Interesses económicos por baixo da mesa
Mas existe um outro lado da tensão que é pouco falado publicamente, a questão económica. A atual crise político-militar ganha expressão numa altura em que o país está numa fase de descoberta e exploração de recursos naturais.
O analista Eduardo Sitoe lembra, por exemplo, que a RENAMO sempre exigiu uma maior participação na área económica, mas nunca obteve resposta satisfatória tanto do Governo do ex-Presidente Joaquim Chissano como do atual chefe de Estado Armando Guebuza.
Uma exigência declarada nesse sentido seria paradoxal para a RENAMO, na opinião do analista político Silvério Ronguane: “parece-me que seria contraproducente e deselegante, para um líder político, exigir claramente, digamos, uma mina de carvão ou gás. Portanto, parece-me que este é um assunto que só pode ser tratado por baixo da mesa”.

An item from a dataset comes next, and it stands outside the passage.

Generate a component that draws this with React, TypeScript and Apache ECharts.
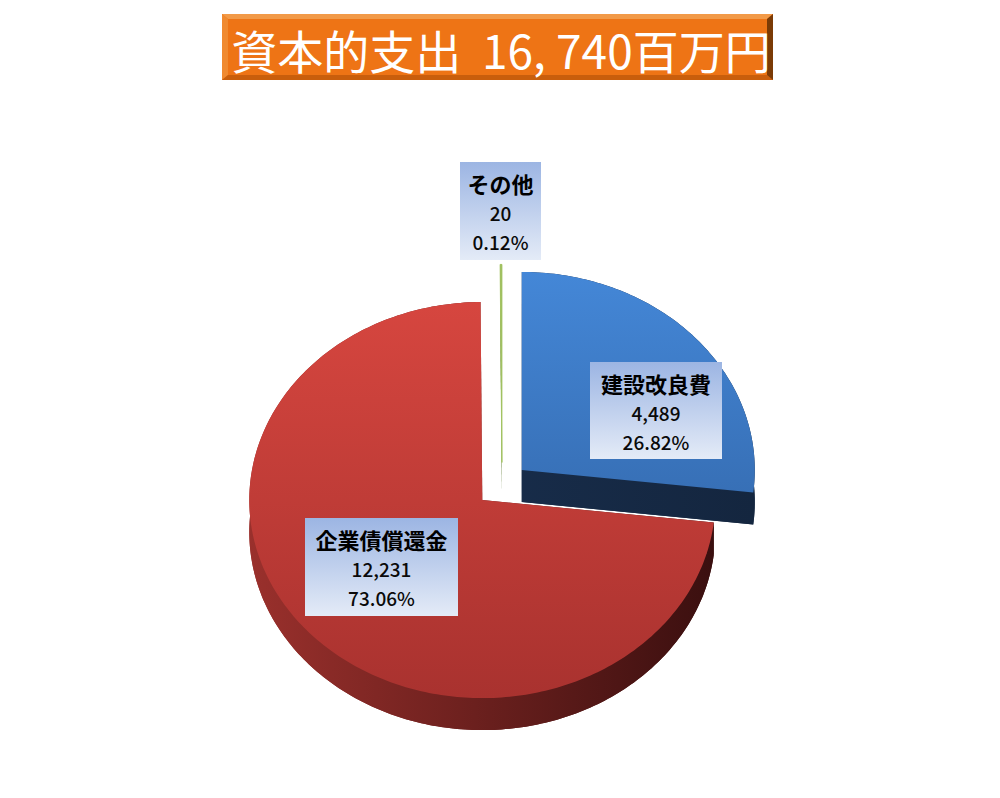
import { useEffect, useRef } from "react";
import * as echarts from "echarts";

// slices, clockwise from 12 o'clock
const categories = ["建設改良費", "企業債償還金", "その他"];
const values = [4489, 12231, 20];
const titleLabel = "資本的支出";
const titleUnit = "百万円";

const topColors = [
  ["#4487d7", "#2d5d9c"],
  ["#d6463f", "#a9322f"],
  ["#a4c463", "#8aa84c"],
];
const sideColors = [
  ["#1a3152", "#14263f"],
  ["#9a302c", "#3a0f0f"],
  ["#6b8a34", "#4c6424"],
];
// label boxes: x, y, w, h
const labelBoxes = [
  [590, 362, 132, 97],
  [305, 518, 153, 98],
  [460, 162, 81, 98],
];

const CX = 502;
const CY = 485;
const RX = 233;
const TILT = 0.85;
const DEPTH = 32;
const EXPLODE = 26.5;

const total = values.reduce((a, b) => a + b, 0);
const rad = (d: number) => (d * Math.PI) / 180;

function arc(cx: number, cy: number, a0: number, a1: number) {
  const n = Math.max(2, Math.ceil(Math.abs(a0 - a1)) + 1);
  const pts: number[][] = [];
  for (let k = 0; k < n; k++) {
    const a = a0 + ((a1 - a0) * k) / (n - 1);
    pts.push([cx + RX * Math.cos(rad(a)), cy - RX * TILT * Math.sin(rad(a))]);
  }
  return pts;
}

export default function App() {
  const ref = useRef<HTMLDivElement | null>(null);

  useEffect(() => {
    document.body.style.margin = "0";
    if (!ref.current) return;
    const chart = echarts.init(ref.current, undefined, { renderer: "svg" });

    const renderItem = (params: any, api: any) => {
      const i = params.dataIndex;
      const v = api.value(0);
      const before = values.slice(0, i).reduce((a, b) => a + b, 0);
      const s = 90 - (before / total) * 360;
      const e = s - (v / total) * 360;
      const mid = (s + e) / 2;
      const cx = CX + EXPLODE * Math.cos(rad(mid));
      const cy = CY - EXPLODE * TILT * Math.sin(rad(mid));

      const top = arc(cx, cy, s, e);
      const down = (p: number[]) => [p[0], p[1] + DEPTH];
      const bottom = top.map(down);
      const sideFill = new echarts.graphic.LinearGradient(
        cx - RX, 0, cx + RX, 0,
        [{ offset: 0, color: sideColors[i][0] }, { offset: 1, color: sideColors[i][1] }],
        true
      );
      const topFill = new echarts.graphic.LinearGradient(
        0, cy - RX * TILT, 0, cy + RX * TILT,
        [{ offset: 0, color: topColors[i][0] }, { offset: 1, color: topColors[i][1] }],
        true
      );
      const c = [cx, cy];
      const p0 = top[0];
      const p1 = top[top.length - 1];

      const [bx, by, bw, bh] = labelBoxes[i];
      const pct = ((v / total) * 100).toFixed(2) + "%";

      return {
        type: "group",
        children: [
          { type: "polygon", shape: { points: [down(c), ...bottom] }, style: { fill: sideFill } },
          { type: "polygon", shape: { points: [...top, ...bottom.slice().reverse()] }, style: { fill: sideFill } },
          { type: "polygon", shape: { points: [c, p0, down(p0), down(c)] }, style: { fill: sideFill } },
          { type: "polygon", shape: { points: [c, p1, down(p1), down(c)] }, style: { fill: sideFill } },
          {
            type: "polygon",
            shape: { points: [c, ...top] },
            style: { fill: topFill, stroke: i === 2 ? topColors[i][0] : "none", lineWidth: 1 },
          },
          {
            type: "rect",
            shape: { x: bx, y: by, width: bw, height: bh },
            style: {
              fill: new echarts.graphic.LinearGradient(0, 0, 0, 1, [
                { offset: 0, color: "#9cb5e3" },
                { offset: 1, color: "#e4ebf7" },
              ]),
            },
          },
          {
            type: "text",
            x: bx + bw / 2,
            y: by + bh / 2 + 1,
            style: {
              text: `{n|${categories[i]}}\n{v|${v.toLocaleString("en-US")}}\n{v|${pct}}`,
              align: "center",
              verticalAlign: "middle",
              rich: {
                n: {
                  fontFamily: "Noto Sans CJK JP",
                  fontWeight: "bold",
                  fontSize: 22,
                  lineHeight: 30,
                  fill: "#000",
                  align: "center",
                },
                v: {
                  fontFamily: "Noto Sans CJK JP",
                  fontWeight: 500,
                  fontSize: 19,
                  lineHeight: 29,
                  fill: "#0a0a0a",
                  align: "center",
                },
              },
            },
          },
        ],
      };
    };

    const titleText = `${titleLabel}  ${total.toLocaleString("en-US").replace(",", ", ")}${titleUnit}`;

    chart.setOption({
      animation: false,
      graphic: [
        { type: "rect", shape: { x: 222, y: 14, width: 551, height: 66 }, style: { fill: "#ee7415" } },
        { type: "polygon", shape: { points: [[222, 14], [773, 14], [767, 19], [228, 19]] }, style: { fill: "#f29a48" } },
        { type: "polygon", shape: { points: [[222, 14], [228, 19], [228, 75], [222, 80]] }, style: { fill: "#f08a30" } },
        { type: "polygon", shape: { points: [[222, 80], [773, 80], [767, 75], [228, 75]] }, style: { fill: "#c95e0c" } },
        { type: "polygon", shape: { points: [[773, 14], [773, 80], [767, 75], [767, 19]] }, style: { fill: "#7b3b06" } },
        {
          type: "text",
          x: 501,
          y: 49,
          style: {
            text: titleText,
            align: "center",
            verticalAlign: "middle",
            fontFamily: "Noto Sans CJK JP",
            fontWeight: "normal",
            fontSize: 46,
            fill: "#fff",
          },
        },
      ],
      series: [
        {
          type: "custom",
          coordinateSystem: "none",
          silent: true,
          renderItem,
          data: values.map((v, i) => ({ name: categories[i], value: [v] })),
        },
      ],
    });

    return () => chart.dispose();
  }, []);

  return <div ref={ref} style={{ width: 1000, height: 798 }} />;
}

No entanto, Ronguane não tem “dúvida nenhuma que se a RENAMO ganhar um maior espaço político, maior protagonismo, vai melhorar muito a sua performance económica”.

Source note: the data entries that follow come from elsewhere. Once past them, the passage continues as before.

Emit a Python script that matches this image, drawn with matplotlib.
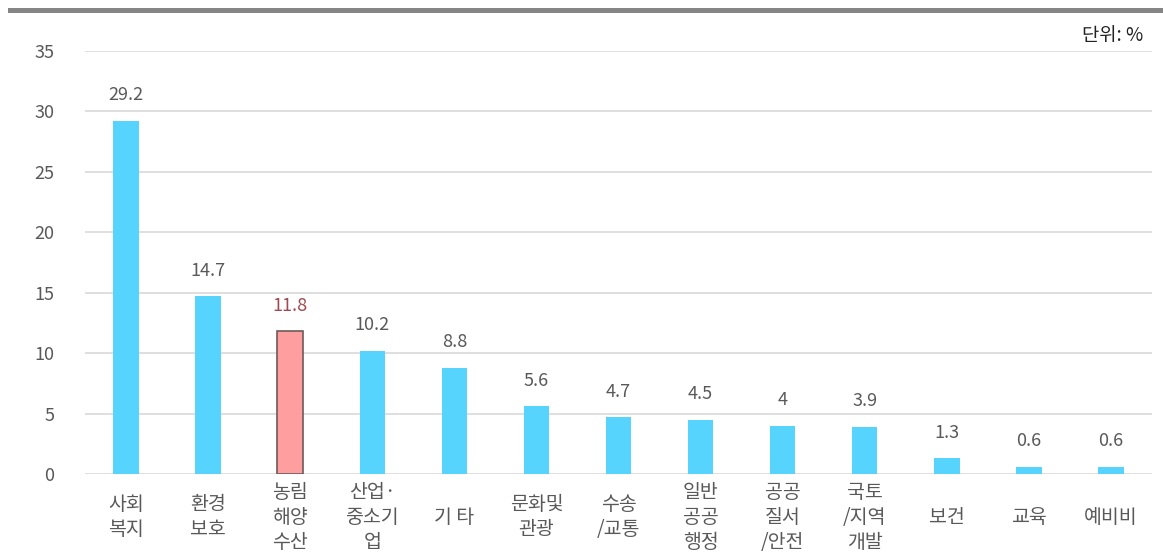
import numpy as np
import matplotlib
matplotlib.use("Agg")
import matplotlib.pyplot as plt
from matplotlib.patches import Rectangle

plt.rcParams['font.family'] = ['Noto Sans CJK KR', 'DejaVu Sans']

# data
categories = ["사회\n복지", "환경\n보호", "농림\n해양\n수산", "산업·\n중소기\n업", "기 타",
              "문화및\n관광", "수송\n/교통", "일반\n공공\n행정", "공공\n질서\n/안전",
              "국토\n/지역\n개발", "보건", "교육", "예비비"]
values = [29.2, 14.7, 11.8, 10.2, 8.8, 5.6, 4.7, 4.5, 4.0, 3.9, 1.3, 0.6, 0.6]
value_labels = ["29.2", "14.7", "11.8", "10.2", "8.8", "5.6", "4.7", "4.5", "4", "3.9",
                "1.3", "0.6", "0.6"]
highlight = 2   # 농림해양수산
y_ticks = [0, 5, 10, 15, 20, 25, 30, 35]

BLUE = "#56D4FE"
PINK = "#FF9E9E"
GRID = "#D9D9D9"
TEXT = "#595959"

fig = plt.figure(figsize=(11.63, 5.6), dpi=100)
ax = fig.add_axes([85 / 1163, 86 / 560, 1067 / 1163, 423 / 560])

x = np.arange(len(values))
colours = [PINK if i == highlight else BLUE for i in x]
edges = ["#6E5A5A" if i == highlight else BLUE for i in x]
lws = [1.2 if i == highlight else 0 for i in x]
ax.bar(x, values, width=0.31, color=colours, edgecolor=edges, linewidth=lws, zorder=3)

for i, (v, lab) in enumerate(zip(values, value_labels)):
    ax.annotate(lab, (i, v), xytext=(0, 12), textcoords="offset points",
                ha="center", va="bottom", fontsize=13,
                color="#A04A4F" if i == highlight else TEXT)

ax.set_xlim(-0.5, len(values) - 0.5)
ax.set_ylim(0, 35)
ax.set_yticks(y_ticks)
ax.set_yticklabels([str(t) for t in y_ticks], fontsize=13, color=TEXT)
ax.set_xticks(x)
ax.set_xticklabels(categories, fontsize=14, color=TEXT, linespacing=1.25)
for t in ax.get_xticklabels():
    t.set_va("center")
ax.tick_params(axis="x", length=0, pad=31)
ax.tick_params(axis="y", length=0, pad=22)
ax.grid(axis="y", color=GRID, lw=1.2, zorder=0)
for s in ax.spines.values():
    s.set_visible(False)

# grey rule across the top and unit note
fig.add_artist(Rectangle((8 / 1163, 547 / 560), 1155 / 1163, 5 / 560,
                         transform=fig.transFigure, color="#858585", lw=0))
fig.text(1143 / 1163, 524 / 560, "단위: %", ha="right", va="center",
         fontsize=13.5, color="#222222")

fig.savefig("out.png", dpi=100)
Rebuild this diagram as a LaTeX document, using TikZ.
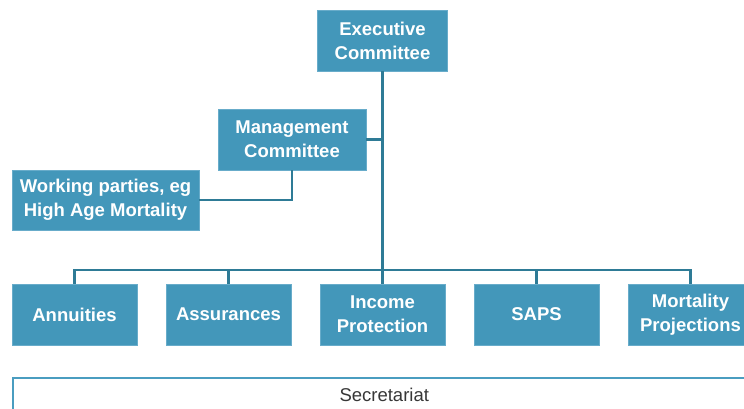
\documentclass[tikz,border=0pt]{standalone}
\usepackage{fontspec}
\setmainfont{Liberation Sans}
\usepackage{tikz}

\definecolor{boxblue}{RGB}{67,151,186}
\definecolor{boxedge}{RGB}{104,172,202}
\definecolor{linkteal}{RGB}{46,123,150}
\definecolor{secline}{RGB}{74,157,192}
\definecolor{sectext}{RGB}{55,55,55}

\begin{document}
\begin{tikzpicture}[x=1pt, y=-1pt,
    unit/.style={fill=boxblue, draw=boxedge, line width=0.8pt, text=white,
        font=\fontsize{18.5}{24}\selectfont\bfseries, align=center,
        inner sep=0pt, minimum height=61pt},
    link/.style={draw=linkteal, line width=2.2pt},
    trunk/.style={draw=linkteal, line width=3.5pt}]

    % ==========================================
    % VARIABLE DEFINITIONS
    % ==========================================
    \pgfmathsetmacro{\yRow}{314.5}  % centre line of the bottom row
    \pgfmathsetmacro{\yBar}{270}    % horizontal bar above the bottom row
    \def\Wrow{125pt}                % width of the bottom row boxes
    % ==========================================

    \useasboundingbox (0,0) rectangle (744,408);
    \clip (0,0) rectangle (744,408);

    % Committees at the top
    \node[unit, minimum width=130pt] (exec) at (382.5, 40.5) {Executive\\Committee};
    \node[unit, minimum width=148pt] (mgmt) at (292, 139.5) {Management\\Committee};
    \node[unit, minimum width=187pt, minimum height=60pt] (work) at (105.5, 200)
        {Working parties, eg\\High Age Mortality};

    % Bottom row of committees
    \foreach \name/\cx/\txt in {ann/74.5/Annuities, ass/228.5/Assurances,
        inc/382.5/{Income\\Protection}, saps/536.5/SAPS,
        mort/690.5/{Mortality\\Projections}}
        \node[unit, minimum width=\Wrow] (\name) at (\cx, \yRow) {\txt};

    % Secretariat band along the bottom
    \node[draw=secline, line width=1.5pt, text=sectext,
        font=\fontsize{18.5}{22}\selectfont, inner sep=0pt,
        minimum width=743pt, minimum height=34pt, anchor=north west]
        (sec) at (12, 377) {Secretariat};

    % Connectors
    \coordinate (bar) at (382.5, \yBar);
    \draw[trunk] (exec.south) -- (inc.north);
    \draw[link] (ann.north) |- (bar) -| (mort.north);
    \foreach \n in {ass,saps} \draw[link] (\n.north) -- (\n.north |- bar);
    \draw[link] (mgmt.east) -- (mgmt.east -| exec.south);
    \draw[link] (mgmt.south) |- (work.east);

\end{tikzpicture}
\end{document}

Eduardo Sitoe, por seu lado recorda que não há ligação direta entre a política e a economia. Mas o analista não descarta a possibilidade de interesses económicos serem um dos motivos do impasse.
“Em política nem todos os trunfos que são colocados em cima da mesa da discussão, são levantados no momento oportuno e no desenrolar dos debates. Mas eu não duvido que essa questão [económica], a qualquer momento, seja alvo de discussão. Portanto, esperemos para ver. Mas não é algo a ser descartado, sem dúvida nenhuma”, comenta o analista político moçambicano Eduardo Sitoe.
RENAMO alastra ações militares
Entretanto, o acordo foi alcançado numa altura em que a RENAMO está a reagrupar os seus homens em vários pontos do país e alastrou as suas ações militares, circunscritas numa primeira fase à zona centro, às regiões norte e sul do país.
Por outro lado, arranca na próxima sexta-feira (31.01) o recenseamento para as eleições presidenciais e legislativas marcadas para 15 de outubro próximo.
De lembrar que a RENAMO não participou nas recentes eleições autárquicas (20.11.13) e continua a condicionar a sua presença nos pleitos eleitorais à revisão da legislação eleitoral, tema quente em cima da mesa de negociações.
A expectativa é que a presença de terceiros no diálogo possa contribuir para conferir não só mais transparência no debate como também ajudar a ultrapassar os vários impasses.